WHAT THE TASK REQUIRES - Extract the text of every entry below exactly; leave images out.

Entries taken from a collection
-----

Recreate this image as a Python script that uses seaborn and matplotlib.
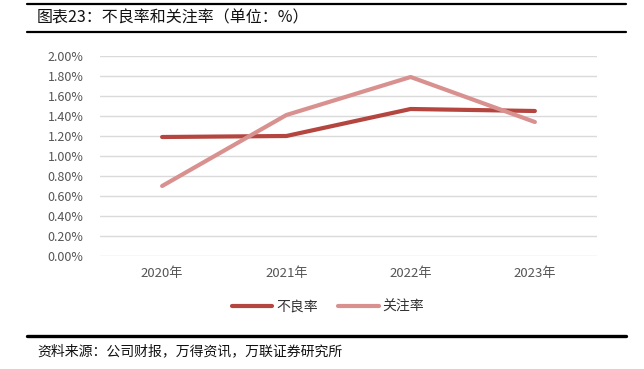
import matplotlib
matplotlib.use("Agg")
import matplotlib.pyplot as plt
import seaborn as sns
import pandas as pd
from matplotlib.lines import Line2D

years = ["2020年", "2021年", "2022年", "2023年"]
npl_rate = [1.19, 1.20, 1.47, 1.45]        # 不良率 (%)
watch_rate = [0.70, 1.41, 1.79, 1.34]      # 关注率 (%)
series_names = ["不良率", "关注率"]
yticks = [0.0, 0.2, 0.4, 0.6, 0.8, 1.0, 1.2, 1.4, 1.6, 1.8, 2.0]

sns.set_theme(style="white")
plt.rcParams['font.family'] = ['Noto Sans CJK SC', 'DejaVu Sans']

df = pd.DataFrame({
    "年份": years * 2,
    "值": npl_rate + watch_rate,
    "系列": [series_names[0]] * 4 + [series_names[1]] * 4,
})

colors = {"不良率": "#B4453F", "关注率": "#D9918F"}

fig = plt.figure(figsize=(6.44, 3.69), dpi=100)
ax = fig.add_axes([100/644, 1-256/369, 497/644, 200/369])

sns.lineplot(data=df, x="年份", y="值", hue="系列", palette=colors,
             linewidth=3.0, ax=ax, legend=False, sort=False)

ax.set_xlim(-0.5, 3.5)
ax.set_ylim(0, 2.0)
ax.set_yticks(yticks)
ax.set_yticklabels([f"{v:.2f}%" for v in yticks], fontsize=9, color="#555555")
ax.tick_params(axis="y", length=0, pad=12)
ax.tick_params(axis="x", length=0, pad=8, labelsize=9.5, labelcolor="#555555")
ax.set_xlabel("")
ax.set_ylabel("")
ax.grid(axis="y", color="#DADADA", linewidth=1.0)
ax.set_axisbelow(True)
for s in ax.spines.values():
    s.set_visible(False)

handles = [Line2D([0], [0], color=colors[n], linewidth=3.0) for n in series_names]
fig.legend(handles, series_names, loc="center", bbox_to_anchor=(328/644, 1-307/369),
           ncol=2, frameon=False, fontsize=10, handlelength=2.9, handletextpad=0.25,
           columnspacing=1.5, labelcolor="#333333")

# title and decorative rules
fig.add_artist(Line2D([27/644, 626/644], [1-4/369, 1-4/369], color="black", linewidth=1.6))
fig.add_artist(Line2D([27/644, 626/644], [1-31.5/369, 1-31.5/369], color="black", linewidth=1.6))
fig.text(37/644, 1-18/369, "图表23：不良率和关注率（单位：%）", fontsize=11.5, va="center", ha="left",
         color="#111111")
fig.add_artist(Line2D([27/644, 626/644], [1-335.5/369, 1-335.5/369], color="black", linewidth=2.4))
fig.text(37/644, 1-351/369, "资料来源：公司财报，万得资讯，万联证券研究所", fontsize=10, va="center",
         ha="left", style="italic", color="#111111")

fig.savefig("out.png", dpi=100)
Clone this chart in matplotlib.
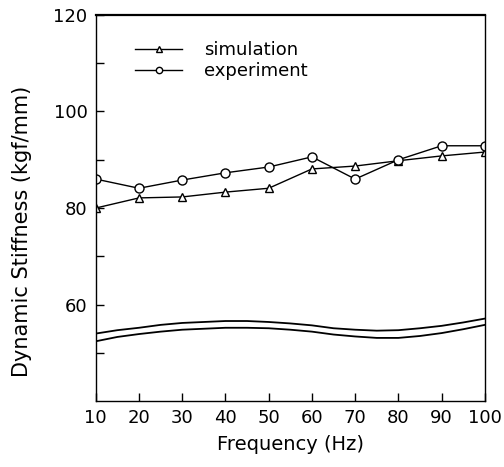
import matplotlib
matplotlib.use("Agg")
import matplotlib.pyplot as plt
import numpy as np

# measured points (Hz, kgf/mm)
freq = [10, 20, 30, 40, 50, 60, 70, 80, 90, 100]
simulation = [80.0, 82.1, 82.3, 83.3, 84.1, 88.1, 88.7, 89.8, 90.8, 91.6]
experiment = [86.0, 84.1, 85.8, 87.3, 88.5, 90.6, 86.0, 90.0, 92.9, 92.9]

# two smooth curves near the bottom, read every 5 Hz
curve_freq = [10, 15, 20, 25, 30, 35, 40, 45, 50, 55,
              60, 65, 70, 75, 80, 85, 90, 95, 100]
curve_upper = [54.0, 54.7, 55.2, 55.8, 56.2, 56.4, 56.6, 56.6, 56.4, 56.1,
               55.7, 55.1, 54.8, 54.6, 54.7, 55.1, 55.6, 56.3, 57.1]
curve_lower = [52.4, 53.3, 53.9, 54.4, 54.8, 55.0, 55.2, 55.2, 55.1, 54.8,
               54.4, 53.8, 53.4, 53.1, 53.1, 53.5, 54.1, 54.9, 55.8]

y_ticks = [50, 60, 70, 80, 90, 100, 110, 120]
y_labels = ["", "60", "", "80", "", "100", "", "120"]

fig = plt.figure(figsize=(5.04, 4.67), dpi=100)
ax = fig.add_axes([0.190, 0.141, 0.772, 0.827])

ax.plot(freq, simulation, color="black", lw=1.0, marker="^", ms=6,
        mfc="white", mec="black", mew=1.0, label="simulation")
ax.plot(freq, experiment, color="black", lw=1.0, marker="o", ms=6.5,
        mfc="white", mec="black", mew=1.0, label="experiment")
ax.plot(curve_freq, curve_upper, color="black", lw=1.3)
ax.plot(curve_freq, curve_lower, color="black", lw=1.3)

ax.set_xlim(10, 100)
ax.set_ylim(40, 120)
ax.set_xticks(freq)
ax.set_yticks(y_ticks)
ax.set_yticklabels(y_labels)
ax.tick_params(direction="in", length=6, width=1.0, labelsize=13, pad=6,
               top=False, right=False)
for side in ["left", "bottom", "right"]:
    ax.spines[side].set_linewidth(1.0)
ax.spines["top"].set_linewidth(1.6)

ax.set_xlabel("Frequency (Hz)", fontsize=14)
ax.xaxis.set_label_coords(0.5, -0.088)
ax.set_ylabel("Dynamic Stiffness (kgf/mm)", fontsize=15)
ax.yaxis.set_label_coords(-0.165, 0.44)

ax.legend(loc="upper left", bbox_to_anchor=(0.06, 0.975), frameon=False,
          fontsize=13, handlelength=2.6, handletextpad=1.2, labelspacing=0.2,
          markerscale=0.7)

fig.savefig("out.png", dpi=100)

-----

SOLUTION FOR THIS TASK -
Recreate this image as a Python script that uses seaborn and matplotlib.
import matplotlib
matplotlib.use("Agg")
import matplotlib.pyplot as plt
import seaborn as sns
import pandas as pd
from matplotlib.lines import Line2D

years = ["2020年", "2021年", "2022年", "2023年"]
npl_rate = [1.19, 1.20, 1.47, 1.45]        # 不良率 (%)
watch_rate = [0.70, 1.41, 1.79, 1.34]      # 关注率 (%)
series_names = ["不良率", "关注率"]
yticks = [0.0, 0.2, 0.4, 0.6, 0.8, 1.0, 1.2, 1.4, 1.6, 1.8, 2.0]

sns.set_theme(style="white")
plt.rcParams['font.family'] = ['Noto Sans CJK SC', 'DejaVu Sans']

df = pd.DataFrame({
    "年份": years * 2,
    "值": npl_rate + watch_rate,
    "系列": [series_names[0]] * 4 + [series_names[1]] * 4,
})

colors = {"不良率": "#B4453F", "关注率": "#D9918F"}

fig = plt.figure(figsize=(6.44, 3.69), dpi=100)
ax = fig.add_axes([100/644, 1-256/369, 497/644, 200/369])

sns.lineplot(data=df, x="年份", y="值", hue="系列", palette=colors,
             linewidth=3.0, ax=ax, legend=False, sort=False)

ax.set_xlim(-0.5, 3.5)
ax.set_ylim(0, 2.0)
ax.set_yticks(yticks)
ax.set_yticklabels([f"{v:.2f}%" for v in yticks], fontsize=9, color="#555555")
ax.tick_params(axis="y", length=0, pad=12)
ax.tick_params(axis="x", length=0, pad=8, labelsize=9.5, labelcolor="#555555")
ax.set_xlabel("")
ax.set_ylabel("")
ax.grid(axis="y", color="#DADADA", linewidth=1.0)
ax.set_axisbelow(True)
for s in ax.spines.values():
    s.set_visible(False)

handles = [Line2D([0], [0], color=colors[n], linewidth=3.0) for n in series_names]
fig.legend(handles, series_names, loc="center", bbox_to_anchor=(328/644, 1-307/369),
           ncol=2, frameon=False, fontsize=10, handlelength=2.9, handletextpad=0.25,
           columnspacing=1.5, labelcolor="#333333")

# title and decorative rules
fig.add_artist(Line2D([27/644, 626/644], [1-4/369, 1-4/369], color="black", linewidth=1.6))
fig.add_artist(Line2D([27/644, 626/644], [1-31.5/369, 1-31.5/369], color="black", linewidth=1.6))
fig.text(37/644, 1-18/369, "图表23：不良率和关注率（单位：%）", fontsize=11.5, va="center", ha="left",
         color="#111111")
fig.add_artist(Line2D([27/644, 626/644], [1-335.5/369, 1-335.5/369], color="black", linewidth=2.4))
fig.text(37/644, 1-351/369, "资料来源：公司财报，万得资讯，万联证券研究所", fontsize=10, va="center",
         ha="left", style="italic", color="#111111")

fig.savefig("out.png", dpi=100)
Clone this chart in matplotlib.
import matplotlib
matplotlib.use("Agg")
import matplotlib.pyplot as plt
import numpy as np

# measured points (Hz, kgf/mm)
freq = [10, 20, 30, 40, 50, 60, 70, 80, 90, 100]
simulation = [80.0, 82.1, 82.3, 83.3, 84.1, 88.1, 88.7, 89.8, 90.8, 91.6]
experiment = [86.0, 84.1, 85.8, 87.3, 88.5, 90.6, 86.0, 90.0, 92.9, 92.9]

# two smooth curves near the bottom, read every 5 Hz
curve_freq = [10, 15, 20, 25, 30, 35, 40, 45, 50, 55,
              60, 65, 70, 75, 80, 85, 90, 95, 100]
curve_upper = [54.0, 54.7, 55.2, 55.8, 56.2, 56.4, 56.6, 56.6, 56.4, 56.1,
               55.7, 55.1, 54.8, 54.6, 54.7, 55.1, 55.6, 56.3, 57.1]
curve_lower = [52.4, 53.3, 53.9, 54.4, 54.8, 55.0, 55.2, 55.2, 55.1, 54.8,
               54.4, 53.8, 53.4, 53.1, 53.1, 53.5, 54.1, 54.9, 55.8]

y_ticks = [50, 60, 70, 80, 90, 100, 110, 120]
y_labels = ["", "60", "", "80", "", "100", "", "120"]

fig = plt.figure(figsize=(5.04, 4.67), dpi=100)
ax = fig.add_axes([0.190, 0.141, 0.772, 0.827])

ax.plot(freq, simulation, color="black", lw=1.0, marker="^", ms=6,
        mfc="white", mec="black", mew=1.0, label="simulation")
ax.plot(freq, experiment, color="black", lw=1.0, marker="o", ms=6.5,
        mfc="white", mec="black", mew=1.0, label="experiment")
ax.plot(curve_freq, curve_upper, color="black", lw=1.3)
ax.plot(curve_freq, curve_lower, color="black", lw=1.3)

ax.set_xlim(10, 100)
ax.set_ylim(40, 120)
ax.set_xticks(freq)
ax.set_yticks(y_ticks)
ax.set_yticklabels(y_labels)
ax.tick_params(direction="in", length=6, width=1.0, labelsize=13, pad=6,
               top=False, right=False)
for side in ["left", "bottom", "right"]:
    ax.spines[side].set_linewidth(1.0)
ax.spines["top"].set_linewidth(1.6)

ax.set_xlabel("Frequency (Hz)", fontsize=14)
ax.xaxis.set_label_coords(0.5, -0.088)
ax.set_ylabel("Dynamic Stiffness (kgf/mm)", fontsize=15)
ax.yaxis.set_label_coords(-0.165, 0.44)

ax.legend(loc="upper left", bbox_to_anchor=(0.06, 0.975), frameon=False,
          fontsize=13, handlelength=2.6, handletextpad=1.2, labelspacing=0.2,
          markerscale=0.7)

fig.savefig("out.png", dpi=100)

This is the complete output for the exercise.